Data excerpt:
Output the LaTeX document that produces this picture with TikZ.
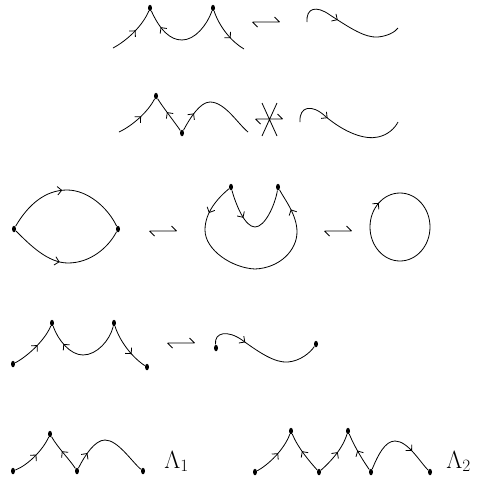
\documentclass[tikz,border=0pt]{standalone}
\usepackage{amsmath,amssymb}
\usepackage{tikz}
\usetikzlibrary{arrows.meta, shapes.geometric, decorations.markings}

\begin{document}
\begin{tikzpicture}[
    x=1pt, y=-1pt,
    line width=0.8pt,
    >={Straight Barb[angle=90:6pt]},
    dot/.style={fill, ellipse, inner sep=0pt, minimum width=4pt, minimum height=6.5pt},
    fwd/.style={postaction={decorate, decoration={markings, mark=at position #1 with {\arrow{>}}}}},
    bwd/.style={postaction={decorate, decoration={markings, mark=at position #1 with {\arrowreversed{>}}}}},
    harp/.pic={\draw (-13.5,0) -- (13.5,0) (-13.5,0) -- ++(5,5) (13.5,0) -- ++(-5,-5);},
    noharp/.pic={\draw (-13.5,0) -- (13.5,0) (-13.5,0) -- ++(5,5) (13.5,0) -- ++(-5,-5);
                 \draw (-7,-16) -- (8,17) (8,-16) -- (-7,17);},
    lab/.style={font=\fontsize{26}{30}\selectfont, anchor=base west, inner sep=0pt},
]
\useasboundingbox (0,0) rectangle (479,483);

% Row 1: two cusps against one arc
\coordinate (a0) at (113,48);
\node[dot] (a1) at (150,8) {};
\coordinate (a2) at (182,40);
\node[dot] (a3) at (213,8) {};
\coordinate (a4) at (244,49);
\draw[fwd=0.55] (a0) .. controls (128,40) and (143,25) .. (a1);
\draw[bwd=0.42] (a1) .. controls (160,30) and (170,40) .. (a2);
\draw (a2) .. controls (195,40) and (207,25) .. (a3);
\draw[fwd=0.65] (a3) .. controls (220,28) and (232,42) .. (a4);
\pic at (266,22) {harp};
\coordinate (b0) at (307,22);
\coordinate (b1) at (398,28);
\draw[fwd=0.39] (b0) .. controls (306,8) and (316,5) .. (330,15) .. controls (350,28) and (365,38) .. (378,37) .. controls (388,36) and (395,32) .. (b1);

% Row 2: cusp and valley, crossed out
\coordinate (c0) at (119,132);
\node[dot] (c1) at (156,96) {};
\node[dot] (c2) at (182,133) {};
\coordinate (c3) at (248,132);
\draw[fwd=0.55] (c0) .. controls (132,126) and (148,112) .. (c1);
\draw[bwd=0.42] (c1) .. controls (162,106) and (176,124) .. (c2);
\draw[fwd=0.22] (c2) .. controls (190,118) and (200,102) .. (210,102) .. controls (225,102) and (238,124) .. (c3);
\pic at (269,119) {noharp};
\coordinate (d0) at (300,122);
\coordinate (d1) at (398,122);
\draw[fwd=0.33] (d0) .. controls (299,106) and (312,104) .. (325,116) .. controls (345,133) and (365,140) .. (378,137) .. controls (388,135) and (395,128) .. (d1);

% Row 3: closed loops
\node[dot] (e0) at (14,229) {};
\node[dot] (e1) at (118,229) {};
\draw[fwd=0.47] (e0) .. controls (28,205) and (45,190) .. (67,190) .. controls (88,190) and (108,208) .. (e1);
\draw[fwd=0.44] (e0) .. controls (30,245) and (48,263) .. (68,263) .. controls (90,263) and (108,248) .. (e1);
\pic at (163,231) {harp};
\node[dot] (f0) at (231,187) {};
\node[dot] (f1) at (278,187) {};
\draw[fwd=0.33] (f0) .. controls (236,205) and (245,227) .. (255,227) .. controls (265,227) and (275,205) .. (f1);
\draw[fwd=0.14, fwd=0.9] (f0) .. controls (218,198) and (205,212) .. (205,230) .. controls (205,250) and (232,268) .. (255,269) .. controls (280,268) and (297,250) .. (297,232) .. controls (297,215) and (285,200) .. (f1);
\pic at (338,231) {harp};
\draw[fwd=0.63] (400,227) ellipse [x radius=30, y radius=34];

% Row 4: open strands with end points
\node[dot] (g0) at (13,364) {};
\node[dot] (g1) at (52,323) {};
\coordinate (g2) at (83,355);
\node[dot] (g3) at (114,323) {};
\node[dot] (g4) at (147,367) {};
\draw[fwd=0.55] (g0) .. controls (28,356) and (45,340) .. (g1);
\draw[bwd=0.47] (g1) .. controls (58,340) and (70,355) .. (g2);
\draw (g2) .. controls (97,355) and (110,340) .. (g3);
\draw[fwd=0.65] (g3) .. controls (120,342) and (133,358) .. (g4);
\pic at (181,343) {harp};
\node[dot] (h0) at (216,348) {};
\node[dot] (h1) at (316,344) {};
\draw[fwd=0.33] (h0) .. controls (214,332) and (228,330) .. (242,340) .. controls (260,353) and (275,363) .. (288,362) .. controls (300,361) and (310,353) .. (h1);

% Row 5: Lambda_1 and Lambda_2
\node[dot] (k0) at (13,471) {};
\node[dot] (k1) at (50,434) {};
\node[dot] (k2) at (77,471) {};
\node[dot] (k3) at (143,471) {};
\draw[fwd=0.55] (k0) .. controls (28,465) and (43,450) .. (k1);
\draw[bwd=0.45] (k1) .. controls (58,448) and (70,460) .. (k2);
\draw[fwd=0.2] (k2) .. controls (85,455) and (95,440) .. (105,440) .. controls (118,440) and (132,462) .. (k3);
\node[lab] (lam1) at (164,468) {$\Lambda_1$};

\node[dot] (m0) at (255,472) {};
\node[dot] (m1) at (291,431) {};
\node[dot] (m2) at (319,472) {};
\node[dot] (m3) at (348,431) {};
\node[dot] (m4) at (371,472) {};
\node[dot] (m5) at (430,472) {};
\draw[fwd=0.55] (m0) .. controls (268,465) and (284,450) .. (m1);
\draw[bwd=0.45] (m1) .. controls (298,448) and (310,462) .. (m2);
\draw[fwd=0.55] (m2) .. controls (330,462) and (342,450) .. (m3);
\draw[bwd=0.45] (m3) .. controls (355,448) and (364,462) .. (m4);
\draw[fwd=0.7] (m4) .. controls (378,455) and (385,441) .. (395,441) .. controls (408,441) and (420,462) .. (m5);
\node[lab] (lam2) at (446,468) {$\Lambda_2$};

\end{tikzpicture}
\end{document}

What is required:
Make an exact copy of the data, leaving its pictures out.

Finished exercise:
Output the LaTeX document that produces this picture with TikZ.
\documentclass[tikz,border=0pt]{standalone}
\usepackage{amsmath,amssymb}
\usepackage{tikz}
\usetikzlibrary{arrows.meta, shapes.geometric, decorations.markings}

\begin{document}
\begin{tikzpicture}[
    x=1pt, y=-1pt,
    line width=0.8pt,
    >={Straight Barb[angle=90:6pt]},
    dot/.style={fill, ellipse, inner sep=0pt, minimum width=4pt, minimum height=6.5pt},
    fwd/.style={postaction={decorate, decoration={markings, mark=at position #1 with {\arrow{>}}}}},
    bwd/.style={postaction={decorate, decoration={markings, mark=at position #1 with {\arrowreversed{>}}}}},
    harp/.pic={\draw (-13.5,0) -- (13.5,0) (-13.5,0) -- ++(5,5) (13.5,0) -- ++(-5,-5);},
    noharp/.pic={\draw (-13.5,0) -- (13.5,0) (-13.5,0) -- ++(5,5) (13.5,0) -- ++(-5,-5);
                 \draw (-7,-16) -- (8,17) (8,-16) -- (-7,17);},
    lab/.style={font=\fontsize{26}{30}\selectfont, anchor=base west, inner sep=0pt},
]
\useasboundingbox (0,0) rectangle (479,483);

% Row 1: two cusps against one arc
\coordinate (a0) at (113,48);
\node[dot] (a1) at (150,8) {};
\coordinate (a2) at (182,40);
\node[dot] (a3) at (213,8) {};
\coordinate (a4) at (244,49);
\draw[fwd=0.55] (a0) .. controls (128,40) and (143,25) .. (a1);
\draw[bwd=0.42] (a1) .. controls (160,30) and (170,40) .. (a2);
\draw (a2) .. controls (195,40) and (207,25) .. (a3);
\draw[fwd=0.65] (a3) .. controls (220,28) and (232,42) .. (a4);
\pic at (266,22) {harp};
\coordinate (b0) at (307,22);
\coordinate (b1) at (398,28);
\draw[fwd=0.39] (b0) .. controls (306,8) and (316,5) .. (330,15) .. controls (350,28) and (365,38) .. (378,37) .. controls (388,36) and (395,32) .. (b1);

% Row 2: cusp and valley, crossed out
\coordinate (c0) at (119,132);
\node[dot] (c1) at (156,96) {};
\node[dot] (c2) at (182,133) {};
\coordinate (c3) at (248,132);
\draw[fwd=0.55] (c0) .. controls (132,126) and (148,112) .. (c1);
\draw[bwd=0.42] (c1) .. controls (162,106) and (176,124) .. (c2);
\draw[fwd=0.22] (c2) .. controls (190,118) and (200,102) .. (210,102) .. controls (225,102) and (238,124) .. (c3);
\pic at (269,119) {noharp};
\coordinate (d0) at (300,122);
\coordinate (d1) at (398,122);
\draw[fwd=0.33] (d0) .. controls (299,106) and (312,104) .. (325,116) .. controls (345,133) and (365,140) .. (378,137) .. controls (388,135) and (395,128) .. (d1);

% Row 3: closed loops
\node[dot] (e0) at (14,229) {};
\node[dot] (e1) at (118,229) {};
\draw[fwd=0.47] (e0) .. controls (28,205) and (45,190) .. (67,190) .. controls (88,190) and (108,208) .. (e1);
\draw[fwd=0.44] (e0) .. controls (30,245) and (48,263) .. (68,263) .. controls (90,263) and (108,248) .. (e1);
\pic at (163,231) {harp};
\node[dot] (f0) at (231,187) {};
\node[dot] (f1) at (278,187) {};
\draw[fwd=0.33] (f0) .. controls (236,205) and (245,227) .. (255,227) .. controls (265,227) and (275,205) .. (f1);
\draw[fwd=0.14, fwd=0.9] (f0) .. controls (218,198) and (205,212) .. (205,230) .. controls (205,250) and (232,268) .. (255,269) .. controls (280,268) and (297,250) .. (297,232) .. controls (297,215) and (285,200) .. (f1);
\pic at (338,231) {harp};
\draw[fwd=0.63] (400,227) ellipse [x radius=30, y radius=34];

% Row 4: open strands with end points
\node[dot] (g0) at (13,364) {};
\node[dot] (g1) at (52,323) {};
\coordinate (g2) at (83,355);
\node[dot] (g3) at (114,323) {};
\node[dot] (g4) at (147,367) {};
\draw[fwd=0.55] (g0) .. controls (28,356) and (45,340) .. (g1);
\draw[bwd=0.47] (g1) .. controls (58,340) and (70,355) .. (g2);
\draw (g2) .. controls (97,355) and (110,340) .. (g3);
\draw[fwd=0.65] (g3) .. controls (120,342) and (133,358) .. (g4);
\pic at (181,343) {harp};
\node[dot] (h0) at (216,348) {};
\node[dot] (h1) at (316,344) {};
\draw[fwd=0.33] (h0) .. controls (214,332) and (228,330) .. (242,340) .. controls (260,353) and (275,363) .. (288,362) .. controls (300,361) and (310,353) .. (h1);

% Row 5: Lambda_1 and Lambda_2
\node[dot] (k0) at (13,471) {};
\node[dot] (k1) at (50,434) {};
\node[dot] (k2) at (77,471) {};
\node[dot] (k3) at (143,471) {};
\draw[fwd=0.55] (k0) .. controls (28,465) and (43,450) .. (k1);
\draw[bwd=0.45] (k1) .. controls (58,448) and (70,460) .. (k2);
\draw[fwd=0.2] (k2) .. controls (85,455) and (95,440) .. (105,440) .. controls (118,440) and (132,462) .. (k3);
\node[lab] (lam1) at (164,468) {$\Lambda_1$};

\node[dot] (m0) at (255,472) {};
\node[dot] (m1) at (291,431) {};
\node[dot] (m2) at (319,472) {};
\node[dot] (m3) at (348,431) {};
\node[dot] (m4) at (371,472) {};
\node[dot] (m5) at (430,472) {};
\draw[fwd=0.55] (m0) .. controls (268,465) and (284,450) .. (m1);
\draw[bwd=0.45] (m1) .. controls (298,448) and (310,462) .. (m2);
\draw[fwd=0.55] (m2) .. controls (330,462) and (342,450) .. (m3);
\draw[bwd=0.45] (m3) .. controls (355,448) and (364,462) .. (m4);
\draw[fwd=0.7] (m4) .. controls (378,455) and (385,441) .. (395,441) .. controls (408,441) and (420,462) .. (m5);
\node[lab] (lam2) at (446,468) {$\Lambda_2$};

\end{tikzpicture}
\end{document}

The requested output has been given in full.